Здесь, мне кажется, будет уместно вспомнить цитату из романа Джона Фаулза «Любовница французского лейтенанта», в которой автор говорит о раздвоении личности как типологической черте викторианской эпохи: «Тот факт, что у всех викторианцев наблюдалось раздвоение личности, мы должны прочно уложить на полку нашего сознания; это единственный багаж, который стоит взять с собой, отправляясь в путешествие по девятнадцатому веку» [8, c. 383]. Как мне представляется, театр в глазах викторианцев был наглядной демонстрацией того, что иная жизненная стратегия возможна. Скованные в повседневной жизни массой условностей, стереотипов и правил поведения, в театре викторианцы видели если не способ выйти за рамки собственного «я» и побыть кем-то еще, то хотя бы возможность посмотреть, как ловко это делают другие. То, что было табуировано в повседневной жизни, получало доступ на сцену, и ровно то же самое, что строго порицалось в реальности, вызывало восторженные крики и овации в театре. Иными словами, театр для викторианцев был не просто развлечением, но пространством абсолютной свободы – и в связи с этим в неовикторианской литературе постоянно встречается мотив экзистенциального шока от первого посещения театра (что мы увидим во многих произведениях, о которых речь пойдет ниже).
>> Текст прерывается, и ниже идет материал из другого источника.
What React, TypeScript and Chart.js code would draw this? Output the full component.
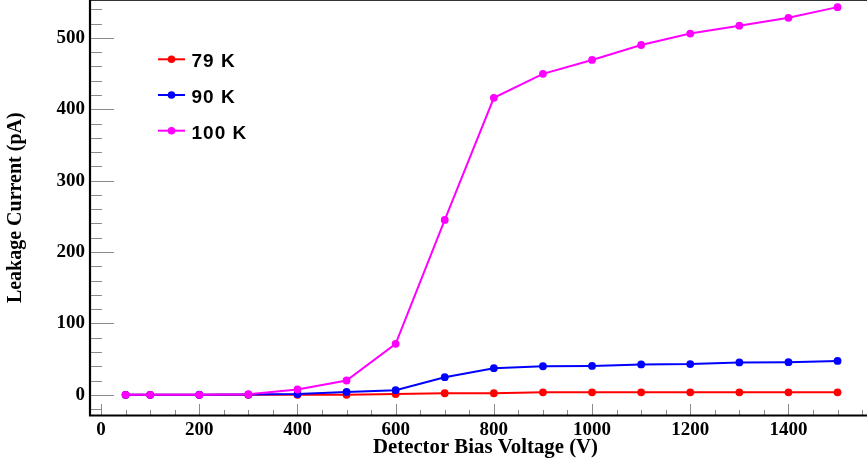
import { useEffect, useRef } from 'react';
import { Chart, registerables } from 'chart.js';

Chart.register(...registerables);

// ---- data ----
const BIAS_V = [50, 100, 200, 300, 400, 500, 600, 700, 800, 900, 1000, 1100, 1200, 1300, 1400, 1500];
const I_79K = [0, 0, 0, 0, 0, 0, 1, 2.2, 2.2, 3.4, 3.4, 3.4, 3.4, 3.4, 3.4, 3.4];
const I_90K = [0, 0, 0.1, 0.3, 1, 4, 6.5, 24.7, 37.3, 40, 40.5, 42.5, 43, 45.3, 45.7, 47.5];
const I_100K = [0, 0, 0, 0.8, 7.4, 20, 71.4, 245, 416, 449.6, 469, 490, 506, 517, 528, 543];
const SERIES_LABELS = ['79 K', '90 K', '100 K'];
const SERIES_COLORS = ['#ff0000', '#0000ff', '#ff00ff'];
const X_TICKS = [0, 200, 400, 600, 800, 1000, 1200, 1400];
const Y_TICKS = [0, 100, 200, 300, 400, 500];
const X_TITLE = 'Detector Bias Voltage (V)';
const Y_TITLE = 'Leakage Current (pA)';

const SERIF = "'Liberation Serif', 'Times New Roman', serif";
const SANS = "'Liberation Sans', Arial, sans-serif";

// the plot frame of the reference runs past the right edge of the picture
const FRAME_OVERHANG = 14;

const rootStyle = {
  id: 'rootStyle',
  afterLayout(chart: any) {
    const x = chart.scales.x;
    const a = chart.chartArea;
    x.right = a.right + FRAME_OVERHANG;
    x.width = x.right - x.left;
    a.right = x.right;
    a.width = a.right - a.left;
    x.configure();
  },
  beforeDatasetsDraw(chart: any) {
    const { ctx, chartArea: a, scales } = chart;
    const x = scales.x;
    const y = scales.y;
    ctx.save();
    ctx.strokeStyle = '#8a8a8a';
    ctx.lineWidth = 1;
    ctx.beginPath();
    for (let v = Math.ceil(y.min / 20) * 20; v <= y.max; v += 20) {
      const p = Math.round(y.getPixelForValue(v)) + 0.5;
      const len = v % 100 === 0 ? 24 : 12;
      ctx.moveTo(a.left, p);
      ctx.lineTo(a.left + len, p);
    }
    for (let v = Math.ceil(x.min / 50) * 50; v <= x.max; v += 50) {
      const p = Math.round(x.getPixelForValue(v)) + 0.5;
      const len = v % 200 === 0 ? 11.5 : 5.5;
      ctx.moveTo(p, a.bottom);
      ctx.lineTo(p, a.bottom - len);
    }
    ctx.stroke();
    ctx.restore();
  },
  afterDraw(chart: any) {
    const { ctx, chartArea: a } = chart;
    ctx.save();
    // top frame line
    ctx.strokeStyle = '#333333';
    ctx.lineWidth = 1;
    ctx.beginPath();
    ctx.moveTo(a.left, a.top + 0.5);
    ctx.lineTo(a.right, a.top + 0.5);
    ctx.stroke();
    // left and bottom axes
    ctx.strokeStyle = '#000000';
    ctx.lineWidth = 2.2;
    ctx.beginPath();
    ctx.moveTo(a.left, a.top);
    ctx.lineTo(a.left, a.bottom);
    ctx.lineTo(a.right, a.bottom);
    ctx.stroke();

    // legend
    const rows = [59.3, 95, 130.7];
    chart.data.datasets.forEach((ds: any, i: number) => {
      const cy = rows[i];
      ctx.strokeStyle = ds.borderColor;
      ctx.lineWidth = 2;
      ctx.beginPath();
      ctx.moveTo(158, cy);
      ctx.lineTo(185, cy);
      ctx.stroke();
      ctx.fillStyle = ds.borderColor;
      ctx.beginPath();
      ctx.arc(171.5, cy, 3.8, 0, Math.PI * 2);
      ctx.fill();
      ctx.fillStyle = '#000000';
      ctx.font = `bold 19px ${SANS}`;
      try { (ctx as any).letterSpacing = '1px'; } catch (e) {}
      ctx.textAlign = 'left';
      ctx.textBaseline = 'alphabetic';
      ctx.fillText(ds.label, 191.5, cy + 8);
      try { (ctx as any).letterSpacing = '0px'; } catch (e) {}
    });
    ctx.restore();
  },
};

export default function App() {
  const ref = useRef<HTMLCanvasElement>(null);
  useEffect(() => {
    document.body.style.margin = '0';
    const series = [I_79K, I_90K, I_100K];
    const chart = new Chart(ref.current as HTMLCanvasElement, {
      type: 'line',
      data: {
        datasets: series.map((vals, i) => ({
          label: SERIES_LABELS[i],
          data: BIAS_V.map((v, j) => ({ x: v, y: vals[j] })),
          borderColor: SERIES_COLORS[i],
          backgroundColor: SERIES_COLORS[i],
          pointBackgroundColor: SERIES_COLORS[i],
          pointBorderWidth: 0,
          pointRadius: 3.9,
          borderWidth: 2,
          tension: 0,
          order: 2 - i,
          clip: false as any,
        })),
      },
      options: {
        animation: false,
        responsive: false,
        devicePixelRatio: 1,
        layout: { autoPadding: false, padding: { left: 0, right: 0, top: 0, bottom: 0 } },
        plugins: { legend: { display: false }, tooltip: { enabled: false } },
        scales: {
          x: {
            type: 'linear',
            position: 'bottom',
            min: -22.5,
            max: 1588.5,
            afterBuildTicks: (s: any) => { s.ticks = X_TICKS.map((v) => ({ value: v })); },
            afterFit: (s: any) => { s.height = 50.5; s.paddingLeft = 0; s.paddingRight = 0; },
            grid: { display: false, drawTicks: false },
            border: { display: false },
            ticks: {
              color: '#000',
              padding: 3,
              maxRotation: 0,
              autoSkip: false,
              font: { family: SERIF, weight: 'bold', size: 19 },
              callback: (v: any) => String(v),
            },
            title: {
              display: true,
              text: X_TITLE,
              color: '#000',
              padding: { top: 0, bottom: 6 },
              font: { family: SERIF, weight: 'bold', size: 20.8 },
            },
          },
          y: {
            type: 'linear',
            position: 'left',
            min: -29,
            max: 553,
            afterBuildTicks: (s: any) => { s.ticks = Y_TICKS.map((v) => ({ value: v })); },
            afterFit: (s: any) => { s.width = 90; s.paddingTop = 0; s.paddingBottom = 0; },
            grid: { display: false, drawTicks: false },
            border: { display: false },
            ticks: {
              color: '#000',
              padding: 5,
              autoSkip: false,
              font: { family: SERIF, weight: 'bold', size: 19 },
              callback: (v: any) => String(v),
            },
            title: {
              display: true,
              text: Y_TITLE,
              color: '#000',
              padding: { top: 4, bottom: 0 },
              font: { family: SERIF, weight: 'bold', size: 20 },
            },
          },
        },
      } as any,
      plugins: [rootStyle],
    });
    return () => chart.destroy();
  }, []);
  return (
    <div style={{ position: 'absolute', left: 0, top: 0, width: 867, height: 466, overflow: 'hidden' }}>
      <canvas ref={ref} width={867} height={466} style={{ display: 'block', width: 867, height: 466 }} />
    </div>
  );
}
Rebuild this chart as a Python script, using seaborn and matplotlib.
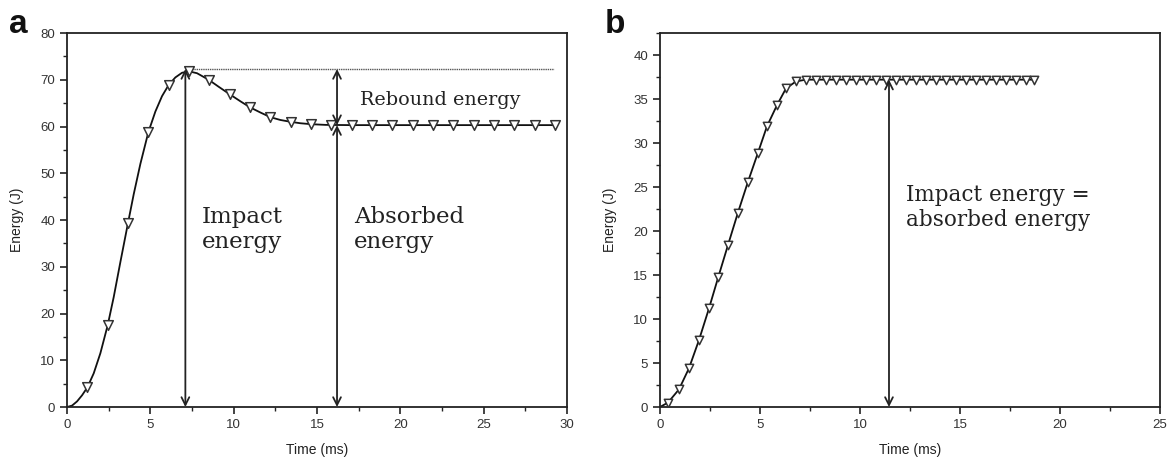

Особой любовью у мюзик-холльной публики XIX века пользовались актеры, которые изображали лиц противоположного пола. Мужчины, играющие женские роли, и женщины, играющие мужские, становились настоящими звездами, пользовались огромной популярностью и – что важно подчеркнуть – уважением. К концу XIX века количество актеров такого рода увеличилось настолько, что между ними установилась жесточайшая конкуренция. Понятно, что многие из тех, кто выступал в таком амплуа, были людьми с нетрадиционной сексуальной ориентацией, однако парадоксальным образом то, что подвергалось порицанию и презрению в реальной жизни, в театре вызывало восторг и поклонение. Здесь, я думаю, сказывалась воспитанная столетиями восприимчивость англичан к театральным условностям: карнавализация сферы сексуального на театральных подмостках воспринималась так же естественно, как и во время исполнения ряда ритуалов в календарные праздники.
Кроме того, публика не могла не замечать, что переодевание (особенно трансгендерное) дарит актеру небывалую свободу: надевая на себя костюм, обычный для противоположного пола, он (или она) словно получают авансом прощение за все вольности и скабрезности, которые они себе позволят во время исполнения номера. Что бы они ни вытворяли на сцене – это делают не актеры, а их герои, их маски, стало быть, они и в ответе за все.